⟨
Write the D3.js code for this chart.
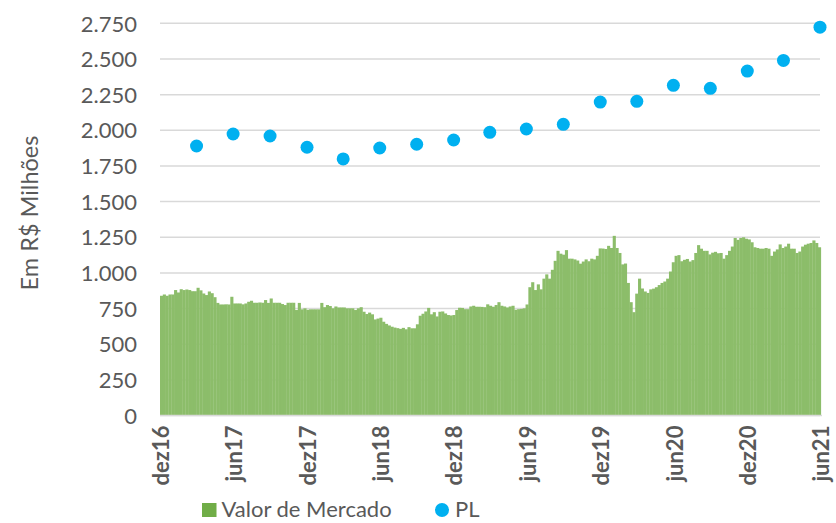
<!DOCTYPE html>
<html><head><meta charset="utf-8">
<script src="https://cdn.jsdelivr.net/npm/d3@7"></script>
<style>body{margin:0;background:#fff}svg{display:block}</style>
</head><body><svg id="c" width="836" height="523"></svg>
<script>
// Valor de Mercado: weekly values (R$ milhões), starting 2016-12-30
const mvStart = "2016-12-30";
const marketValue = [
840,849,840,849,849,880,863,886,880,884,880,872,872,896,878,856,845,870,858,830,
790,779,779,780,779,833,786,786,786,780,786,798,805,791,791,793,791,810,790,821,
791,791,791,782,775,791,791,791,740,790,745,752,742,745,745,745,745,790,760,775,
768,752,765,758,758,758,752,752,752,740,752,760,728,712,722,710,674,680,686,658,
643,632,623,617,613,608,615,605,620,612,612,640,700,714,730,755,710,725,695,728,
730,716,705,702,705,740,756,755,746,746,765,770,763,763,762,760,780,770,763,775,
795,770,765,758,765,770,742,746,748,752,779,900,935,880,920,885,960,990,960,1022,
1085,1155,1135,1128,1160,1100,1100,1095,1087,1065,1080,1095,1082,1100,1095,1120,1172,1171,1168,1190,
1175,1260,1175,1140,1060,1066,930,795,725,855,960,891,870,860,885,890,900,915,930,940,
960,1010,1075,1120,1125,1082,1092,1098,1080,1090,1140,1195,1170,1155,1155,1130,1142,1148,1138,1140,
1100,1125,1155,1185,1245,1232,1245,1250,1240,1235,1215,1180,1175,1170,1170,1175,1170,1120,1150,1165,
1200,1175,1185,1205,1170,1170,1140,1150,1185,1198,1205,1210,1228,1210,1180
];
// PL: quarterly
const plDates = ["2017-03-31","2017-06-30","2017-09-30","2017-12-31","2018-03-31","2018-06-30",
"2018-09-30","2018-12-31","2019-03-31","2019-06-30","2019-09-30","2019-12-31",
"2020-03-31","2020-06-30","2020-09-30","2020-12-31","2021-03-31","2021-06-30"];
const plValues = [1890,1974,1960,1881,1799,1876,1902,1932,1986,2009,2042,2198,2203,2315,2294,2415,2490,2723];
// Axis ticks
const xTickDates = ["2016-12-30","2017-06-30","2017-12-30","2018-06-30","2018-12-30","2019-06-30",
"2019-12-30","2020-06-30","2020-12-30","2021-06-30"];
const xTickLabels = ["dez16","jun17","dez17","jun18","dez18","jun19","dez19","jun20","dez20","jun21"];
const yTicks = [0,250,500,750,1000,1250,1500,1750,2000,2250,2500,2750];
const seriesNames = ["Valor de Mercado","PL"];

const parse = d3.utcParse("%Y-%m-%d");
const svg = d3.select("#c");
const font = "Lato, 'Open Sans', sans-serif";
const grey = "#595959";

const x = d3.scaleUtc().domain([parse("2016-12-30"), parse("2021-06-30")]).range([160, 820]);
const y = d3.scaleLinear().domain([0, 2750]).range([415.6, 23.3]);
const loc = d3.formatLocale({decimal: ",", thousands: ".", grouping: [3], currency: ["R$", ""]});
const fmt = loc.format(",d");

// gridlines
svg.append("g").selectAll("line").data(yTicks).join("line")
  .attr("x1", 160).attr("x2", 820)
  .attr("y1", d => y(d)).attr("y2", d => y(d))
  .attr("stroke", "#d9d9d9").attr("stroke-width", 1.5);

// bars
const start = parse(mvStart);
const mv = marketValue.map((v, i) => ({d: d3.utcDay.offset(start, i * 7), v}));
const step = x(d3.utcDay.offset(start, 7)) - x(start);
svg.append("g").selectAll("rect").data(mv).join("rect")
  .attr("x", d => x(d.d)).attr("width", step + 0.3)
  .attr("y", d => y(d.v)).attr("height", d => y(0) - y(d.v))
  .attr("fill", "#8cbd6a");

// baseline
svg.append("line").attr("x1", 160).attr("x2", 822).attr("y1", y(0)).attr("y2", y(0))
  .attr("stroke", "#d9d9d9").attr("stroke-width", 1.5);

// PL dots
svg.append("g").selectAll("circle").data(plDates.map((d, i) => ({d: parse(d), v: plValues[i]})))
  .join("circle").attr("cx", d => x(d.d)).attr("cy", d => y(d.v)).attr("r", 6.5)
  .attr("fill", "#00b0f0");

// y axis labels
const yAxis = d3.axisLeft(y).tickValues(yTicks).tickFormat(fmt).tickSize(0).tickPadding(0);
const gy = svg.append("g").attr("transform", "translate(137,0)").call(yAxis);
gy.select(".domain").remove();
gy.selectAll("text").attr("fill", grey).style("font-family", font).style("font-size", "22px").attr("dy", "0.35em");

// x axis labels
const xAxis = d3.axisBottom(x).tickValues(xTickDates.map(parse))
  .tickFormat((d, i) => xTickLabels[i]).tickSize(0);
const gx = svg.append("g").attr("transform", `translate(0,${y(0)})`).call(xAxis);
gx.select(".domain").remove();
gx.selectAll("text").attr("fill", grey).style("font-family", font).style("font-size", "22px")
  .style("font-weight", "bold").attr("text-anchor", "end")
  .attr("transform", "rotate(-90)").attr("x", -10).attr("y", 1).attr("dy", "0.35em");

// y title
svg.append("text").attr("transform", "translate(38,213) rotate(-90)")
  .attr("text-anchor", "middle").attr("fill", grey).style("font-family", font).style("font-size", "23.5px")
  .text("Em R$ Milhões");

// legend
const lg = svg.append("g");
lg.append("rect").attr("x", 202).attr("y", 503).attr("width", 14.5).attr("height", 14).attr("fill", "#70ad47");
lg.append("text").attr("x", 221.5).attr("y", 509).attr("dy", "0.35em").attr("fill", grey)
  .style("font-family", font).style("font-size", "22px").text(seriesNames[0]);
lg.append("circle").attr("cx", 442).attr("cy", 510).attr("r", 7).attr("fill", "#00b0f0");
lg.append("text").attr("x", 455).attr("y", 509).attr("dy", "0.35em").attr("fill", grey)
  .style("font-family", font).style("font-size", "22px").text(seriesNames[1]);
</script></body></html>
⟩
Work to be completed. Every line of the data above should be quoted exactly. Omit the pictures.

Reply.
Write the D3.js code for this chart.
<!DOCTYPE html>
<html><head><meta charset="utf-8">
<script src="https://cdn.jsdelivr.net/npm/d3@7"></script>
<style>body{margin:0;background:#fff}svg{display:block}</style>
</head><body><svg id="c" width="836" height="523"></svg>
<script>
// Valor de Mercado: weekly values (R$ milhões), starting 2016-12-30
const mvStart = "2016-12-30";
const marketValue = [
840,849,840,849,849,880,863,886,880,884,880,872,872,896,878,856,845,870,858,830,
790,779,779,780,779,833,786,786,786,780,786,798,805,791,791,793,791,810,790,821,
791,791,791,782,775,791,791,791,740,790,745,752,742,745,745,745,745,790,760,775,
768,752,765,758,758,758,752,752,752,740,752,760,728,712,722,710,674,680,686,658,
643,632,623,617,613,608,615,605,620,612,612,640,700,714,730,755,710,725,695,728,
730,716,705,702,705,740,756,755,746,746,765,770,763,763,762,760,780,770,763,775,
795,770,765,758,765,770,742,746,748,752,779,900,935,880,920,885,960,990,960,1022,
1085,1155,1135,1128,1160,1100,1100,1095,1087,1065,1080,1095,1082,1100,1095,1120,1172,1171,1168,1190,
1175,1260,1175,1140,1060,1066,930,795,725,855,960,891,870,860,885,890,900,915,930,940,
960,1010,1075,1120,1125,1082,1092,1098,1080,1090,1140,1195,1170,1155,1155,1130,1142,1148,1138,1140,
1100,1125,1155,1185,1245,1232,1245,1250,1240,1235,1215,1180,1175,1170,1170,1175,1170,1120,1150,1165,
1200,1175,1185,1205,1170,1170,1140,1150,1185,1198,1205,1210,1228,1210,1180
];
// PL: quarterly
const plDates = ["2017-03-31","2017-06-30","2017-09-30","2017-12-31","2018-03-31","2018-06-30",
"2018-09-30","2018-12-31","2019-03-31","2019-06-30","2019-09-30","2019-12-31",
"2020-03-31","2020-06-30","2020-09-30","2020-12-31","2021-03-31","2021-06-30"];
const plValues = [1890,1974,1960,1881,1799,1876,1902,1932,1986,2009,2042,2198,2203,2315,2294,2415,2490,2723];
// Axis ticks
const xTickDates = ["2016-12-30","2017-06-30","2017-12-30","2018-06-30","2018-12-30","2019-06-30",
"2019-12-30","2020-06-30","2020-12-30","2021-06-30"];
const xTickLabels = ["dez16","jun17","dez17","jun18","dez18","jun19","dez19","jun20","dez20","jun21"];
const yTicks = [0,250,500,750,1000,1250,1500,1750,2000,2250,2500,2750];
const seriesNames = ["Valor de Mercado","PL"];

const parse = d3.utcParse("%Y-%m-%d");
const svg = d3.select("#c");
const font = "Lato, 'Open Sans', sans-serif";
const grey = "#595959";

const x = d3.scaleUtc().domain([parse("2016-12-30"), parse("2021-06-30")]).range([160, 820]);
const y = d3.scaleLinear().domain([0, 2750]).range([415.6, 23.3]);
const loc = d3.formatLocale({decimal: ",", thousands: ".", grouping: [3], currency: ["R$", ""]});
const fmt = loc.format(",d");

// gridlines
svg.append("g").selectAll("line").data(yTicks).join("line")
  .attr("x1", 160).attr("x2", 820)
  .attr("y1", d => y(d)).attr("y2", d => y(d))
  .attr("stroke", "#d9d9d9").attr("stroke-width", 1.5);

// bars
const start = parse(mvStart);
const mv = marketValue.map((v, i) => ({d: d3.utcDay.offset(start, i * 7), v}));
const step = x(d3.utcDay.offset(start, 7)) - x(start);
svg.append("g").selectAll("rect").data(mv).join("rect")
  .attr("x", d => x(d.d)).attr("width", step + 0.3)
  .attr("y", d => y(d.v)).attr("height", d => y(0) - y(d.v))
  .attr("fill", "#8cbd6a");

// baseline
svg.append("line").attr("x1", 160).attr("x2", 822).attr("y1", y(0)).attr("y2", y(0))
  .attr("stroke", "#d9d9d9").attr("stroke-width", 1.5);

// PL dots
svg.append("g").selectAll("circle").data(plDates.map((d, i) => ({d: parse(d), v: plValues[i]})))
  .join("circle").attr("cx", d => x(d.d)).attr("cy", d => y(d.v)).attr("r", 6.5)
  .attr("fill", "#00b0f0");

// y axis labels
const yAxis = d3.axisLeft(y).tickValues(yTicks).tickFormat(fmt).tickSize(0).tickPadding(0);
const gy = svg.append("g").attr("transform", "translate(137,0)").call(yAxis);
gy.select(".domain").remove();
gy.selectAll("text").attr("fill", grey).style("font-family", font).style("font-size", "22px").attr("dy", "0.35em");

// x axis labels
const xAxis = d3.axisBottom(x).tickValues(xTickDates.map(parse))
  .tickFormat((d, i) => xTickLabels[i]).tickSize(0);
const gx = svg.append("g").attr("transform", `translate(0,${y(0)})`).call(xAxis);
gx.select(".domain").remove();
gx.selectAll("text").attr("fill", grey).style("font-family", font).style("font-size", "22px")
  .style("font-weight", "bold").attr("text-anchor", "end")
  .attr("transform", "rotate(-90)").attr("x", -10).attr("y", 1).attr("dy", "0.35em");

// y title
svg.append("text").attr("transform", "translate(38,213) rotate(-90)")
  .attr("text-anchor", "middle").attr("fill", grey).style("font-family", font).style("font-size", "23.5px")
  .text("Em R$ Milhões");

// legend
const lg = svg.append("g");
lg.append("rect").attr("x", 202).attr("y", 503).attr("width", 14.5).attr("height", 14).attr("fill", "#70ad47");
lg.append("text").attr("x", 221.5).attr("y", 509).attr("dy", "0.35em").attr("fill", grey)
  .style("font-family", font).style("font-size", "22px").text(seriesNames[0]);
lg.append("circle").attr("cx", 442).attr("cy", 510).attr("r", 7).attr("fill", "#00b0f0");
lg.append("text").attr("x", 455).attr("y", 509).attr("dy", "0.35em").attr("fill", grey)
  .style("font-family", font).style("font-size", "22px").text(seriesNames[1]);
</script></body></html>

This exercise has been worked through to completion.